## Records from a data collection

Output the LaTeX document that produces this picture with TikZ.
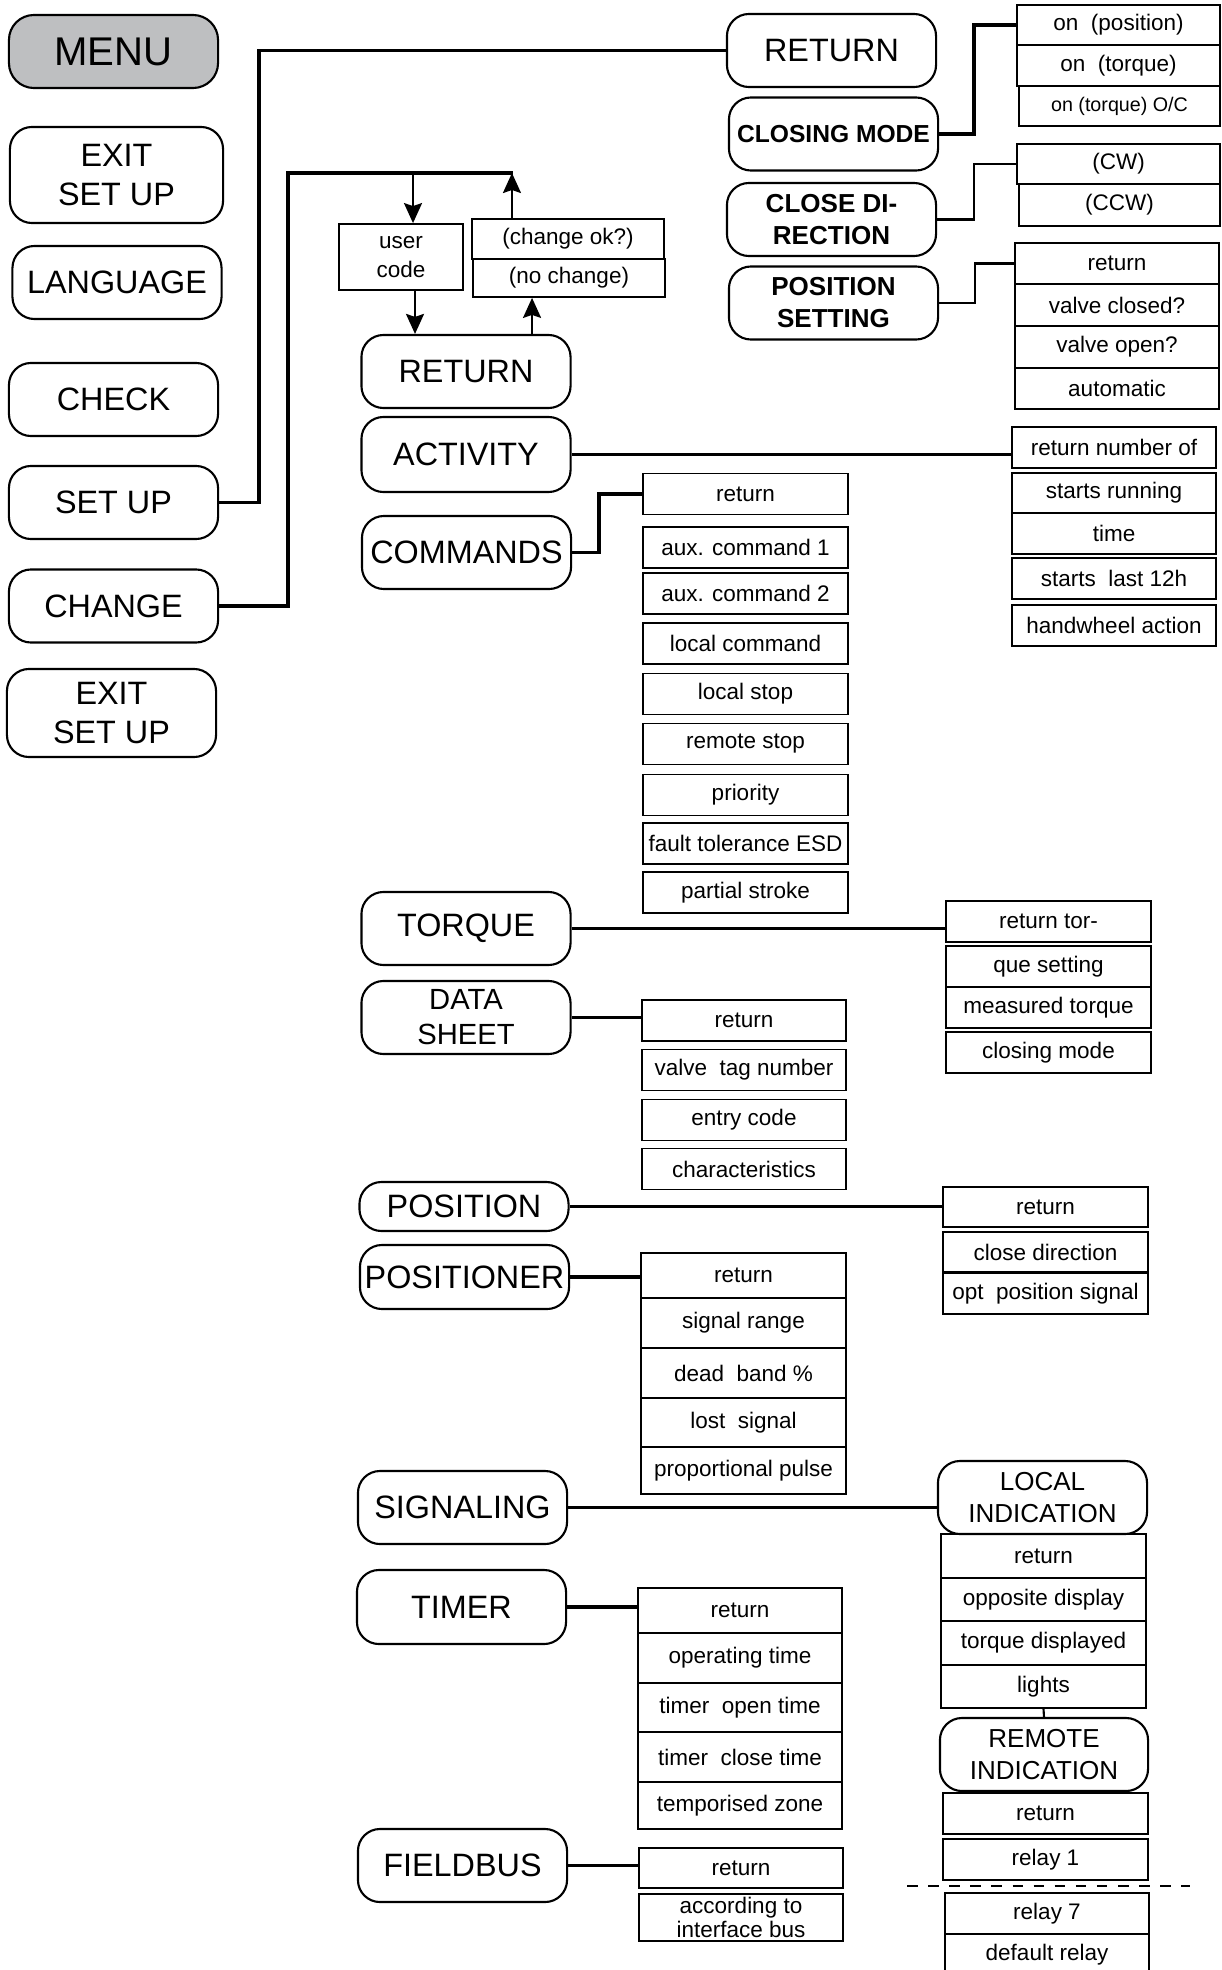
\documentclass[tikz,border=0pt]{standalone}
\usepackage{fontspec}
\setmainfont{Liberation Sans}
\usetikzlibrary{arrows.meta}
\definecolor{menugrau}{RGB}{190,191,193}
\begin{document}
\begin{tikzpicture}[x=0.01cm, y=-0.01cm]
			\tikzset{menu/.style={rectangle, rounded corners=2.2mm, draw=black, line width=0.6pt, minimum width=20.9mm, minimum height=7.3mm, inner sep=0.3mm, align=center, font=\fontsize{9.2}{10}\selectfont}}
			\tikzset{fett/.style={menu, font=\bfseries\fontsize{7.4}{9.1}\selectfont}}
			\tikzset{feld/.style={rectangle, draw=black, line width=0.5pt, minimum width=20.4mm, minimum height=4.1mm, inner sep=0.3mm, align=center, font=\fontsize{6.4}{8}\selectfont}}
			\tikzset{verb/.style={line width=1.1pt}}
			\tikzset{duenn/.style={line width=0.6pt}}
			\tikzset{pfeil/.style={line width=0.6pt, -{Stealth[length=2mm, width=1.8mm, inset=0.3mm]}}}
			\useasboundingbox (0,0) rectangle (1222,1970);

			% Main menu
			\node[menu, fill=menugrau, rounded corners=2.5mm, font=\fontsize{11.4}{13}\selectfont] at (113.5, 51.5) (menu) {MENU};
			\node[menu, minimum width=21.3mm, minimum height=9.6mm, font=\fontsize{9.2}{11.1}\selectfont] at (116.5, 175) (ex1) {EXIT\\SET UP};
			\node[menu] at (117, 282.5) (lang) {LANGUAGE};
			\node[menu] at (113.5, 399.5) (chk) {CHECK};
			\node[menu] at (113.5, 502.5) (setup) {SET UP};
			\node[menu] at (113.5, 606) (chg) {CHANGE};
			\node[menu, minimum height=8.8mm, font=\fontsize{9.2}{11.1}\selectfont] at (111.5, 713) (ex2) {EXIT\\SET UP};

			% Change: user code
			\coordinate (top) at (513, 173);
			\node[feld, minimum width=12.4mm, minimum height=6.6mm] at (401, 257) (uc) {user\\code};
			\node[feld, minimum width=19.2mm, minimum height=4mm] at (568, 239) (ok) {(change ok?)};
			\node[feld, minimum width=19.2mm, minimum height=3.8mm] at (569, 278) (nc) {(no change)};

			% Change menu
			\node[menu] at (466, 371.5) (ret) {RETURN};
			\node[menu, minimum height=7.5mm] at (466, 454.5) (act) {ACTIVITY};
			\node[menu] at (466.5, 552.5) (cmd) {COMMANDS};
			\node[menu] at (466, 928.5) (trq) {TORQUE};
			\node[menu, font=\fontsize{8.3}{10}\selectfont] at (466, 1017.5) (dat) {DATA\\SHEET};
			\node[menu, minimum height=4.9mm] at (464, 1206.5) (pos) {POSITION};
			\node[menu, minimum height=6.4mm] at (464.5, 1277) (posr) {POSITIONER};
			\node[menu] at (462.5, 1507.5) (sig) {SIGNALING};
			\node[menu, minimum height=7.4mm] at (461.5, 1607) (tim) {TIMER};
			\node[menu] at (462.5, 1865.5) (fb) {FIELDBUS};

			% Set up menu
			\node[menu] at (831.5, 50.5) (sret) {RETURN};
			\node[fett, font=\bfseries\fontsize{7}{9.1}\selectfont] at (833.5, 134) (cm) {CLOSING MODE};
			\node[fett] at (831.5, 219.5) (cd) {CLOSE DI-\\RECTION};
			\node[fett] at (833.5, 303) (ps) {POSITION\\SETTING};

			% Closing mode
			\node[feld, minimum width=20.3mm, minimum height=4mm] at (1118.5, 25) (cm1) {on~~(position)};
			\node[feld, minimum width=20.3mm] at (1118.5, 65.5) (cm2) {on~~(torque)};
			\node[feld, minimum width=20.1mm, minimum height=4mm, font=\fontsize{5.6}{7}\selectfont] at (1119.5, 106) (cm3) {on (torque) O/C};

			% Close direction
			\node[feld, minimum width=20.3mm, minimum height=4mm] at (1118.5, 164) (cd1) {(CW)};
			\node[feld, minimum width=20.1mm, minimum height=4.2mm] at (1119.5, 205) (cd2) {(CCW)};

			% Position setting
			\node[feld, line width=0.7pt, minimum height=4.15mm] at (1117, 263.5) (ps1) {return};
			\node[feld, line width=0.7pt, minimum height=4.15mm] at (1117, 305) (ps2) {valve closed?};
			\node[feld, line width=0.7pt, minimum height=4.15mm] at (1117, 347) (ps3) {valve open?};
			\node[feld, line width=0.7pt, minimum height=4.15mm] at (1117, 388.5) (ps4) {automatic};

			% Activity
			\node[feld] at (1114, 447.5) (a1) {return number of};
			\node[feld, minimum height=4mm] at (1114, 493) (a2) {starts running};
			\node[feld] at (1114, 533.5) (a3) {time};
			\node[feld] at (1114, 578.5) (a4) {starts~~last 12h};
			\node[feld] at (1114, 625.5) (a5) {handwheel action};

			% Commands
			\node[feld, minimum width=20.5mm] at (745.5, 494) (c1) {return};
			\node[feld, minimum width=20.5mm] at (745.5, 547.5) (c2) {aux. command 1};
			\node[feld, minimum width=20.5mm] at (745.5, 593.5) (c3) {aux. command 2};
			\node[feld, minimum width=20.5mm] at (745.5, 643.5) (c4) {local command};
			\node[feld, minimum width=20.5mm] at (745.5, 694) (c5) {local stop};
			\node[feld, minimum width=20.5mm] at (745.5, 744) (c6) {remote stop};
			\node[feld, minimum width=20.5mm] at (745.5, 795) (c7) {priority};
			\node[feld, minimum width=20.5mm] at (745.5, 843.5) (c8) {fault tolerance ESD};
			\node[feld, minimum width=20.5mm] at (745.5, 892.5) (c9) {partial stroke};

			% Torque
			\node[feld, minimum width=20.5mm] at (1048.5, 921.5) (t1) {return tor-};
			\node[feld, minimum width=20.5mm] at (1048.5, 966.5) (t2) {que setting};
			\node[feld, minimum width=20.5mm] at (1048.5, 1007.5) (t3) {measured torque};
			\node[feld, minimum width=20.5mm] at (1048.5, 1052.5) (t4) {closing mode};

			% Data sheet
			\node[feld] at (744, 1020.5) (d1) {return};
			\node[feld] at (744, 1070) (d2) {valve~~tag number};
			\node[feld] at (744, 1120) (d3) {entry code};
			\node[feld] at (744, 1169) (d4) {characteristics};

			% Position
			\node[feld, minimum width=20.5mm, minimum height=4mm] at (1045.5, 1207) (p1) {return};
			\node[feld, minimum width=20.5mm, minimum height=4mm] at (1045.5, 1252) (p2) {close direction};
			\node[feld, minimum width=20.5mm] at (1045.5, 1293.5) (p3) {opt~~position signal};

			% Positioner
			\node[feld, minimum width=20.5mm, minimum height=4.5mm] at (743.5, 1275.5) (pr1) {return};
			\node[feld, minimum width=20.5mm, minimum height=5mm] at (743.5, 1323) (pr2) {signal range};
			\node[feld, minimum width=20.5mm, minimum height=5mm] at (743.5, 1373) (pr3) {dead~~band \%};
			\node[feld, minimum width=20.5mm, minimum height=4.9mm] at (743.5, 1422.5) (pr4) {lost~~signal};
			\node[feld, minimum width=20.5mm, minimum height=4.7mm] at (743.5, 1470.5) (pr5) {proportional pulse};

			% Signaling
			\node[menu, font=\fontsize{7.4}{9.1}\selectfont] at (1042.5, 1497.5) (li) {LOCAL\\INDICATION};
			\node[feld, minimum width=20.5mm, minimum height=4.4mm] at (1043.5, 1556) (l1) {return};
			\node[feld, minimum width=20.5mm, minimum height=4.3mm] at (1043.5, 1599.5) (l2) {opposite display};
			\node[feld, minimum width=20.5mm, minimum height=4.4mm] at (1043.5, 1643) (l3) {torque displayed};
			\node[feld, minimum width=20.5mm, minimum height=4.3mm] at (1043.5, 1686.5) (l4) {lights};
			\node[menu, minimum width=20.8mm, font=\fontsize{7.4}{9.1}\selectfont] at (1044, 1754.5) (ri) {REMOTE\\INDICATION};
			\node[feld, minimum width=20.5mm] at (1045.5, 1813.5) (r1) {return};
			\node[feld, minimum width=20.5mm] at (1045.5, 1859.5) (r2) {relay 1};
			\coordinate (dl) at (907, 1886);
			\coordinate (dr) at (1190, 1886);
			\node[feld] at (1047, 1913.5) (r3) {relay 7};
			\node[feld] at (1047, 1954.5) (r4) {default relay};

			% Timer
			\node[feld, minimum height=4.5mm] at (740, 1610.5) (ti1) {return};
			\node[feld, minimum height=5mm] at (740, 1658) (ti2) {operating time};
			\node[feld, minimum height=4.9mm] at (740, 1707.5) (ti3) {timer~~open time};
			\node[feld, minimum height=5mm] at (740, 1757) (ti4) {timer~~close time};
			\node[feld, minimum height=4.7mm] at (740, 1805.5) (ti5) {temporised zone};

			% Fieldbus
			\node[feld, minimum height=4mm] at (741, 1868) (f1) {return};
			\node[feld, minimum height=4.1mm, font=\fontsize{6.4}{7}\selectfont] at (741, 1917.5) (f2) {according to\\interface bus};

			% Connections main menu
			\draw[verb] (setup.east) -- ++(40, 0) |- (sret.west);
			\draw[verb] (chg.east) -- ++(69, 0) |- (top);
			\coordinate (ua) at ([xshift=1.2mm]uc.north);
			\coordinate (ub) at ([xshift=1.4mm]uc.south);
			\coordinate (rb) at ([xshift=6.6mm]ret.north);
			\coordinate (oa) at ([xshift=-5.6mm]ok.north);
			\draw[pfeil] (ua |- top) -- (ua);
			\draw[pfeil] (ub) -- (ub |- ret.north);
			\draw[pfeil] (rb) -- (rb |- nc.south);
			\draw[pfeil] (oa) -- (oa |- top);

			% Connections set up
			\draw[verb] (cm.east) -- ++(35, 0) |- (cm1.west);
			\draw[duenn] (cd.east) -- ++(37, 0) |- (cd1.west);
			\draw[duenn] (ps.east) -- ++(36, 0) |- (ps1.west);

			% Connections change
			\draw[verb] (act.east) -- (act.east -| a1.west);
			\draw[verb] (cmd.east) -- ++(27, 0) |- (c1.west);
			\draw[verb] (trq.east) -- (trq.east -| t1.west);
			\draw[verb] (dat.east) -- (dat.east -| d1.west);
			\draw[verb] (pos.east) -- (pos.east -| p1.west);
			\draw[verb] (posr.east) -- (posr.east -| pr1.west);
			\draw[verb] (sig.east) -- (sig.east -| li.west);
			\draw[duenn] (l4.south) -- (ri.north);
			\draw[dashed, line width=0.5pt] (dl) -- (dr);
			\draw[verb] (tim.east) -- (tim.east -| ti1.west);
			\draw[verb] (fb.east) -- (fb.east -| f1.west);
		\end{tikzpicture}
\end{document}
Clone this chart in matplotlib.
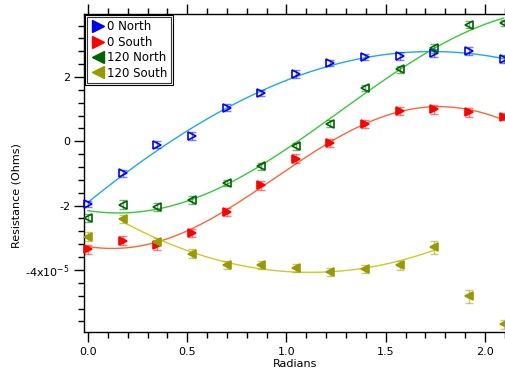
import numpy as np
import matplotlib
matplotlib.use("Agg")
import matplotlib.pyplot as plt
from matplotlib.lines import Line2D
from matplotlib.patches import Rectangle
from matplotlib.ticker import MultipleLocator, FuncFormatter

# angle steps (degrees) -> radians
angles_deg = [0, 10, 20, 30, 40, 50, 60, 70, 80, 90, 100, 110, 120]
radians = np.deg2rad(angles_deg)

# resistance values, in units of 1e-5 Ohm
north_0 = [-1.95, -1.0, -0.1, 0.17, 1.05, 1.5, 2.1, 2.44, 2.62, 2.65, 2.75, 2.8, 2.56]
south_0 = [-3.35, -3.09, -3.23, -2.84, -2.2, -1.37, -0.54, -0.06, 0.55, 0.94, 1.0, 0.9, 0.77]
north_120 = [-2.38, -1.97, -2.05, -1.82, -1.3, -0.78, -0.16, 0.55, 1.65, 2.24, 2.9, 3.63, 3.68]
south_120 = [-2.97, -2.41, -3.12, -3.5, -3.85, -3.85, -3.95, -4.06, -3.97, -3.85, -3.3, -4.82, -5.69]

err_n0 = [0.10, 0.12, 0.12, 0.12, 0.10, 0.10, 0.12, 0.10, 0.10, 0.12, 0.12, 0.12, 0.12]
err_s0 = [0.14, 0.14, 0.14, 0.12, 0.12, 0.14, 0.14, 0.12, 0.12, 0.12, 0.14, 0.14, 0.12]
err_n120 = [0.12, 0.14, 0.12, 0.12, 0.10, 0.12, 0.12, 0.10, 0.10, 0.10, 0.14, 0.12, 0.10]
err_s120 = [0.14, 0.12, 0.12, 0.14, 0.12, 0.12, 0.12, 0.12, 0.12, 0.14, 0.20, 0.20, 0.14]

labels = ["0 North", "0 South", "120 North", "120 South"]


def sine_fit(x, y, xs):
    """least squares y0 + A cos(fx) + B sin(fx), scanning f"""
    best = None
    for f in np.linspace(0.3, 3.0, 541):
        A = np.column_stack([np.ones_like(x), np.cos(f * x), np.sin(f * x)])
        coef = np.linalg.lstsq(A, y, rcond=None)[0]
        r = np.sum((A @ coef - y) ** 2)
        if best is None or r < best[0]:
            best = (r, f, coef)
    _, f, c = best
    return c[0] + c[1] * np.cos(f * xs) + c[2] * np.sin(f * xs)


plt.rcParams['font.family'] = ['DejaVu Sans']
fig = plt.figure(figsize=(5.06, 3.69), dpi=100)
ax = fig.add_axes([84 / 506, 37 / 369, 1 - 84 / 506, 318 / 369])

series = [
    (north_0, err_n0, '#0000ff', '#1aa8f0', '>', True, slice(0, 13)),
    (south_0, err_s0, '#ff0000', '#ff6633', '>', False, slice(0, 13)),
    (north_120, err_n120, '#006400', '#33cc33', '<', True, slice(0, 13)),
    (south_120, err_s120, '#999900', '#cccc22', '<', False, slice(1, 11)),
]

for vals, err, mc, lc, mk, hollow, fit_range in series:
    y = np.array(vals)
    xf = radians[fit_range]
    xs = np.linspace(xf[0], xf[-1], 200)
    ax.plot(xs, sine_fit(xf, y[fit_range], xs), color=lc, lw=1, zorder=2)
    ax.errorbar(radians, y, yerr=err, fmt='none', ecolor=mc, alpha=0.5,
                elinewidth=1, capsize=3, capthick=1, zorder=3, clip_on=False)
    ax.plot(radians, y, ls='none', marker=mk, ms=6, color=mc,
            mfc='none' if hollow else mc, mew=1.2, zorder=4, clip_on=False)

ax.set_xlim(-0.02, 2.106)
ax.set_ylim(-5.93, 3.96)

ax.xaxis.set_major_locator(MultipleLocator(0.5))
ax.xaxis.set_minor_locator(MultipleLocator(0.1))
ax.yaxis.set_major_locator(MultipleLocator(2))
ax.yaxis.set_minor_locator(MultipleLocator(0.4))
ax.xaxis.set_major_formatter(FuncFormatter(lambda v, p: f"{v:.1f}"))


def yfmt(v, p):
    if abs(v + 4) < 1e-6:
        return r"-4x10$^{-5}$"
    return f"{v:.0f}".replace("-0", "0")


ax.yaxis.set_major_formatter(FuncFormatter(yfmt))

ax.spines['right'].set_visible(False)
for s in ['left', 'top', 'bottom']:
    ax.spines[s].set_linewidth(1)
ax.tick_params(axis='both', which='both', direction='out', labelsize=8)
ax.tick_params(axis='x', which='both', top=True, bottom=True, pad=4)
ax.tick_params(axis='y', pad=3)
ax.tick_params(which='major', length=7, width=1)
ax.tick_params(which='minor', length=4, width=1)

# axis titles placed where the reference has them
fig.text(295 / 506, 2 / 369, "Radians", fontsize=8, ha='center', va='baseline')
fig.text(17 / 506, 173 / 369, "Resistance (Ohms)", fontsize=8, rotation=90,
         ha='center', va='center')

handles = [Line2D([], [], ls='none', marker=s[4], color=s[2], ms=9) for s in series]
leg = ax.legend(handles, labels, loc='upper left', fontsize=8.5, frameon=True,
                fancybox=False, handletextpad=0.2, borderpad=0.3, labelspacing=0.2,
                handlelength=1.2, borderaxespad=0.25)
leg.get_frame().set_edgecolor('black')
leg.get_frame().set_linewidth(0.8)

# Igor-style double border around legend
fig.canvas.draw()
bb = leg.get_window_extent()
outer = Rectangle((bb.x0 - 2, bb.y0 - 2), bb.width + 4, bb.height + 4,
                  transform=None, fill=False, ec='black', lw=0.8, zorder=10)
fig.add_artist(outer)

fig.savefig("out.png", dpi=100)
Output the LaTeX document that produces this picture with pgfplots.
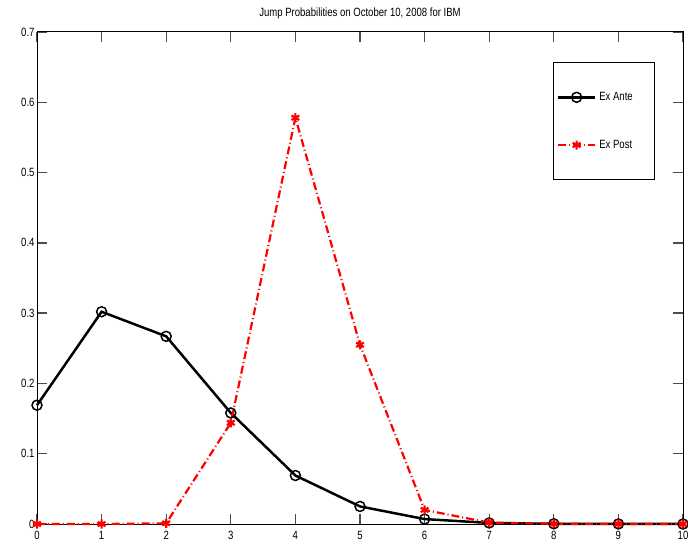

## SET PROBLEM
Give the lines above again exactly, from the one containing "Clone this chart in matplotlib." to the one containing "ax = fig.add_axes([84", both included, but leave out the pictures.

## RESULT FOR THIS EXERCISE
Clone this chart in matplotlib.
import numpy as np
import matplotlib
matplotlib.use("Agg")
import matplotlib.pyplot as plt
from matplotlib.lines import Line2D
from matplotlib.patches import Rectangle
from matplotlib.ticker import MultipleLocator, FuncFormatter

# angle steps (degrees) -> radians
angles_deg = [0, 10, 20, 30, 40, 50, 60, 70, 80, 90, 100, 110, 120]
radians = np.deg2rad(angles_deg)

# resistance values, in units of 1e-5 Ohm
north_0 = [-1.95, -1.0, -0.1, 0.17, 1.05, 1.5, 2.1, 2.44, 2.62, 2.65, 2.75, 2.8, 2.56]
south_0 = [-3.35, -3.09, -3.23, -2.84, -2.2, -1.37, -0.54, -0.06, 0.55, 0.94, 1.0, 0.9, 0.77]
north_120 = [-2.38, -1.97, -2.05, -1.82, -1.3, -0.78, -0.16, 0.55, 1.65, 2.24, 2.9, 3.63, 3.68]
south_120 = [-2.97, -2.41, -3.12, -3.5, -3.85, -3.85, -3.95, -4.06, -3.97, -3.85, -3.3, -4.82, -5.69]

err_n0 = [0.10, 0.12, 0.12, 0.12, 0.10, 0.10, 0.12, 0.10, 0.10, 0.12, 0.12, 0.12, 0.12]
err_s0 = [0.14, 0.14, 0.14, 0.12, 0.12, 0.14, 0.14, 0.12, 0.12, 0.12, 0.14, 0.14, 0.12]
err_n120 = [0.12, 0.14, 0.12, 0.12, 0.10, 0.12, 0.12, 0.10, 0.10, 0.10, 0.14, 0.12, 0.10]
err_s120 = [0.14, 0.12, 0.12, 0.14, 0.12, 0.12, 0.12, 0.12, 0.12, 0.14, 0.20, 0.20, 0.14]

labels = ["0 North", "0 South", "120 North", "120 South"]


def sine_fit(x, y, xs):
    """least squares y0 + A cos(fx) + B sin(fx), scanning f"""
    best = None
    for f in np.linspace(0.3, 3.0, 541):
        A = np.column_stack([np.ones_like(x), np.cos(f * x), np.sin(f * x)])
        coef = np.linalg.lstsq(A, y, rcond=None)[0]
        r = np.sum((A @ coef - y) ** 2)
        if best is None or r < best[0]:
            best = (r, f, coef)
    _, f, c = best
    return c[0] + c[1] * np.cos(f * xs) + c[2] * np.sin(f * xs)


plt.rcParams['font.family'] = ['DejaVu Sans']
fig = plt.figure(figsize=(5.06, 3.69), dpi=100)
ax = fig.add_axes([84 / 506, 37 / 369, 1 - 84 / 506, 318 / 369])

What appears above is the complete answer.